See, for instance, the fact that otherwise serious and intelligent people get quite vexed about the East Lothian question, as if the English were an oppressed people in the British Parliament by dint of all those Scottish and Welsh MPs voting on matters that only affect England. I mean, England has 83.6% of the UK population but only 81.9% of the parliamentary seats! Oh, get a life. Does anyone ever complain that the laws on murder are largely decided by people who'll never kill anyone?

But I digress...

Andrew Field said...

Lordy. If you believed only what you read on the internet I would sound PROPER CHIPPY about the National Theatre.

I'm not, honestly.

It's simply, as you touch on above, that the National does to a degree serve as a synecdoche for all Theatre for a lot of people.

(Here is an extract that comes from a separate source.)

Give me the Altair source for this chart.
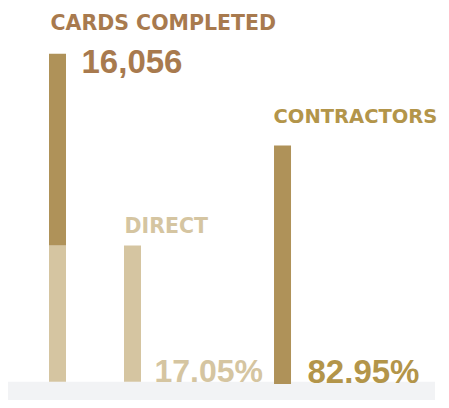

To that end I think its right that we have these open discussions about what the National is and how it does what it does. That discourse has the potential not simply to energise the wider theatrical ecology, but what people in a broader sense consider to be theatre's place in their lives and their communities.

One of my problems with the architecture of the building itself is its division of front end and back end and the way this articulates itself in how the theatre runs. Unless you are the mighty Andrew Haydon (*wink*) and are able to call up friends and acquaintances who work inside the building you'd never have any idea how those decisions are made, or by whom or why. I'm quite sure that the National has had internal conversations about its programming obligations or the nature of that building and its limitations but how can we ever feel a part of that dialogue? How can we even know its taking place?

It'd be nice to see the National feeling confident and comfortable with engaging in (and even enabling) these conversations to take place more publicly. To allow itself to be the centre not just of an industry, but of a community.